Much Ado About Nothing. By William Shakespeare. Directed by James Evans. Bell Shakespeare Company. The Playhouse. Canberra Theatre Centre. Until October 19. Bookings 62752700 or canberratheatrecentre.com.au.
Bell Shakespeare's production of Much Ado About Nothing ripples with irrepressible exuberance. James Evans' direction of Shakespeare's comedy of love concealed, love reviled and love revealed is a masterful display of Shakespeare's rhetorical wit and dramatic wile.
In the first half audiences are wooed with laughter at the battle of wits between Benedick (Duncan Ragg ) and Beatrice (Zindzi Okenyo ), only to be moved to tears in the second half as the villainous Don John's spiteful plot unfolds to thwart the true love of Claudio (Will McDonald) and Hero (Vivienne Awosoga).
Rarely have I seen a production of Much Ado About Nothing that so successfully and inventively embraces the plethora of foibles and follies of the human condition. This production is so much more than a simple battle of the sexes between the protesting Beatrice and Benedick. The nature of friendship is truly tested. Deception and gullibility become the tools of dangerous mischief. Redemption is a bitter pill to swallow. And those who do not suffer fools gladly too soon become fools themselves.
We laugh at the larrikin trickery of Don Pedro (Danny Ball), Claudio and the older Leonato (David Whitney) as they play Cupid to Benedick's confusion, while Hero and Margaret (Marissa Bennett) spin their yarn of Benedick's professed love to entrap the feisty Beatrice.
Rarely have I seen a production of Much Ado About Nothing that so successfully and inventively embraces the plethora of foibles and follies of the human condition.
Furthermore, Evans and his brilliant team of cast and creatives embody in this production the essence of Shakespeare's antithesis.
The dastardly deed of Claudio's slander and its dire consequence is hilariously contrasted with the clownish comedy and verbal malapropisms of the chief constable Dogberry (Mandy Bishop) and her bumbling Watch.
It is refreshing to see the roles of Dogberry and sidekick Verges played with such delightful comic timing by women who bring a fresh imagination to the clowning moments of the Watch's antics.
Freshness is the very earmark of this production, from Pip Runciman's elegant, airy garden setting to every detail of a production in which the company obviously delights.

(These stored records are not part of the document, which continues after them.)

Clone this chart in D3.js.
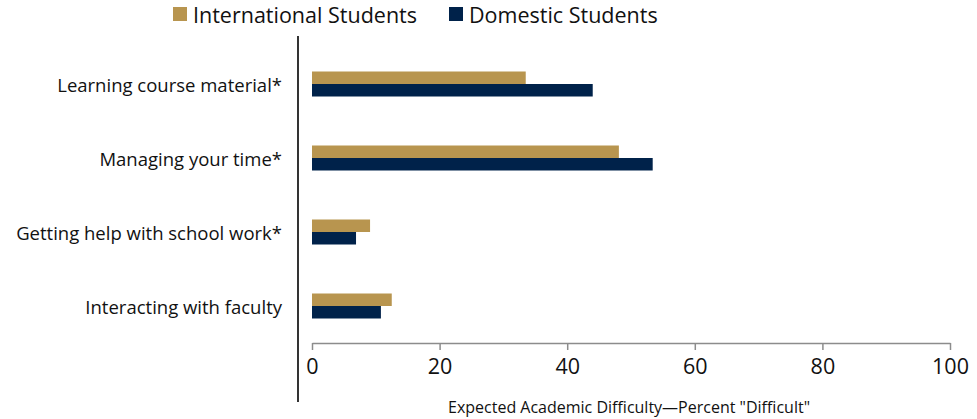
<!DOCTYPE html>
<html>
<head>
<meta charset="utf-8">
<script src="https://cdn.jsdelivr.net/npm/d3@7"></script>
<style>
  html, body { margin: 0; padding: 0; background: #fff; }
  svg { display: block; font-family: "Open Sans", "DejaVu Sans", sans-serif; }
</style>
</head>
<body>
<svg id="chart" width="977" height="419"></svg>
<script>
// Expected academic difficulty, percent answering "Difficult"
const categories = [
  "Learning course material*",
  "Managing your time*",
  "Getting help with school work*",
  "Interacting with faculty"
];
const seriesNames = ["International Students", "Domestic Students"];
const international = [33.5, 48.1, 9.1, 12.5];
const domestic = [44.0, 53.4, 6.9, 10.8];
const xTicks = [0, 20, 40, 60, 80, 100];
const xTitle = "Expected Academic Difficulty\u2014Percent \"Difficult\"";
const colors = ["#B8954F", "#00224A"];

const rows = categories.map((c, i) => ({ category: c, values: [international[i], domestic[i]] }));

const svg = d3.select("#chart");

const x = d3.scaleLinear().domain([0, 100]).range([312, 950]);
const y0 = d3.scaleBand().domain(categories).range([47, 343]).paddingInner(0).paddingOuter(0);
const y1 = d3.scaleBand().domain(seriesNames).range([0, y0.bandwidth()]).paddingInner(0).paddingOuter(1.96);
const color = d3.scaleOrdinal().domain(seriesNames).range(colors);

// Bars
const groups = svg.append("g").selectAll("g")
  .data(rows).join("g")
  .attr("transform", d => `translate(0,${y0(d.category)})`);

groups.selectAll("rect")
  .data(d => d.values.map((v, j) => ({ series: seriesNames[j], value: v })))
  .join("rect")
  .attr("x", x(0))
  .attr("y", d => y1(d.series))
  .attr("width", d => x(d.value) - x(0))
  .attr("height", y1.bandwidth())
  .attr("fill", d => color(d.series));

// X axis: gray baseline with downward ticks
const xAxis = svg.append("g")
  .attr("transform", "translate(0,343)")
  .call(d3.axisBottom(x).tickValues(xTicks).tickSize(7).tickPadding(9).tickSizeOuter(0));
xAxis.select(".domain").attr("stroke", "#8c8c8c").attr("stroke-width", 1.5);
xAxis.selectAll(".tick line").attr("stroke", "#8c8c8c").attr("stroke-width", 1.5);
xAxis.selectAll(".tick text")
  .attr("font-family", "'Open Sans', sans-serif")
  .attr("font-size", 21.5)
  .attr("fill", "#111");

// Category labels, right aligned next to the vertical axis line
svg.append("g").selectAll("text")
  .data(categories).join("text")
  .attr("x", 282)
  .attr("y", d => y0(d) + y0.bandwidth() / 2)
  .attr("text-anchor", "end")
  .attr("dominant-baseline", "central")
  .attr("font-size", 18.5)
  .attr("fill", "#111")
  .text(d => d);

// Vertical axis line
svg.append("line")
  .attr("x1", 298).attr("x2", 298)
  .attr("y1", 36).attr("y2", 402)
  .attr("stroke", "#000").attr("stroke-width", 1.6);

// X axis title
svg.append("text")
  .attr("x", 629)
  .attr("y", 413)
  .attr("text-anchor", "middle")
  .attr("font-size", 16)
  .attr("fill", "#111")
  .text(xTitle);

// Legend
const legendX = [173, 449];
const legend = svg.append("g").selectAll("g")
  .data(seriesNames).join("g")
  .attr("transform", (d, i) => `translate(${legendX[i]},7)`);
legend.append("rect")
  .attr("width", 14).attr("height", 14)
  .attr("fill", d => color(d));
legend.append("text")
  .attr("x", 20)
  .attr("y", 7)
  .attr("dominant-baseline", "central")
  .attr("font-size", 21.5)
  .attr("fill", "#111")
  .text(d => d);
</script>
</body>
</html>
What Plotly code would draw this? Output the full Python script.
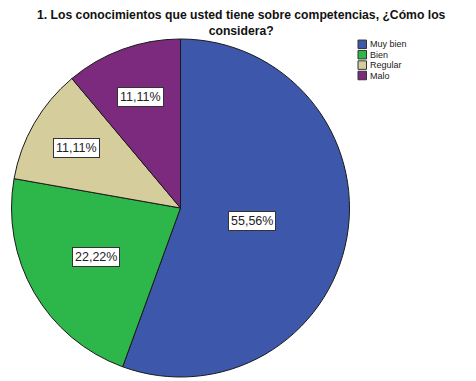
import math
import plotly.graph_objects as go

categories = ["Muy bien", "Bien", "Regular", "Malo"]
values = [55.56, 22.22, 11.11, 11.11]
value_labels = ["55,56%", "22,22%", "11,11%", "11,11%"]
colors = ["#3D58AB", "#2DB74A", "#D6CD9C", "#7C2A7D"]
title_lines = ["1. Los conocimientos que usted tiene sobre competencias, ¿Cómo los", "considera?"]

label_radius = [0.43, 0.58, 0.71, 0.70]
W, H = 476, 381
cx, cy, r = 180.5, 208, 169
FONT = "Liberation Sans, Arial, sans-serif"

fig = go.Figure(go.Pie(
    labels=categories,
    values=values,
    sort=False,
    direction="clockwise",
    rotation=0,
    marker=dict(colors=colors, line=dict(color="#1a1a1a", width=1)),
    textinfo="none",
    hoverinfo="label+percent",
    showlegend=False,
    domain=dict(x=[(cx - r) / W, (cx + r) / W], y=[1 - (cy + r) / H, 1 - (cy - r) / H]),
))

total = sum(values)
acc = 0.0
for v, lab, f in zip(values, value_labels, label_radius):
    mid = (acc + v / 2) / total * 2 * math.pi
    acc += v
    px = cx + r * f * math.sin(mid)
    py = cy - r * f * math.cos(mid)
    fig.add_annotation(
        x=px / W, y=1 - py / H, xref="paper", yref="paper",
        xanchor="center", yanchor="middle",
        text=lab, showarrow=False,
        font=dict(family=FONT, size=12.5, color="#222"),
        bgcolor="white", bordercolor="#333", borderwidth=1, borderpad=2,
    )

# title
fig.add_annotation(
    x=241 / W, y=1 - 23.5 / H, xref="paper", yref="paper",
    text="<b>" + "<br>".join(title_lines) + "</b>", showarrow=False,
    xanchor="center", yanchor="middle", align="center",
    font=dict(family=FONT, size=12.2, color="#111"),
)

# legend
lx, ly0, dy, sq = 358, 44.3, 10.4, 8.5
for i, (c, col) in enumerate(zip(categories, colors)):
    yc = ly0 + i * dy
    fig.add_shape(
        type="rect", xref="paper", yref="paper",
        x0=lx / W, x1=(lx + sq) / W, y0=1 - (yc - sq / 2) / H, y1=1 - (yc + sq / 2) / H,
        fillcolor=col, line=dict(color="#333", width=1),
    )
    fig.add_annotation(
        x=(lx + sq + 1.5) / W, y=1 - yc / H, xref="paper", yref="paper",
        text=c, showarrow=False, xanchor="left", yanchor="middle",
        font=dict(family=FONT, size=9, color="#222"),
    )

fig.update_layout(
    width=W, height=H,
    margin=dict(l=0, r=0, t=0, b=0),
    paper_bgcolor="white", plot_bgcolor="white",
    showlegend=False,
)

fig.write_html("out.html", config={"displayModeBar": False},
               post_script="document.body.style.margin='0';")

Every performance is a gem, glistening with vitality. Doubling up by this effusive ensemble is a seamless slide into a new illusion.
If I appear to make much ado about this production, it is not for nothing. It is about Bell Shakespeare's ability to reveal not only the nature of love but of this production's revelation of life's irony.
Though at times a purist may baulk at certain liberties taken with the work, a contemporary audience cannot but rejoice at the production's inventiveness and clarity.
They will recognise in themselves that "true love never did run smooth", but in this company's artful comedy audiences may be assured that "all's well that ends well."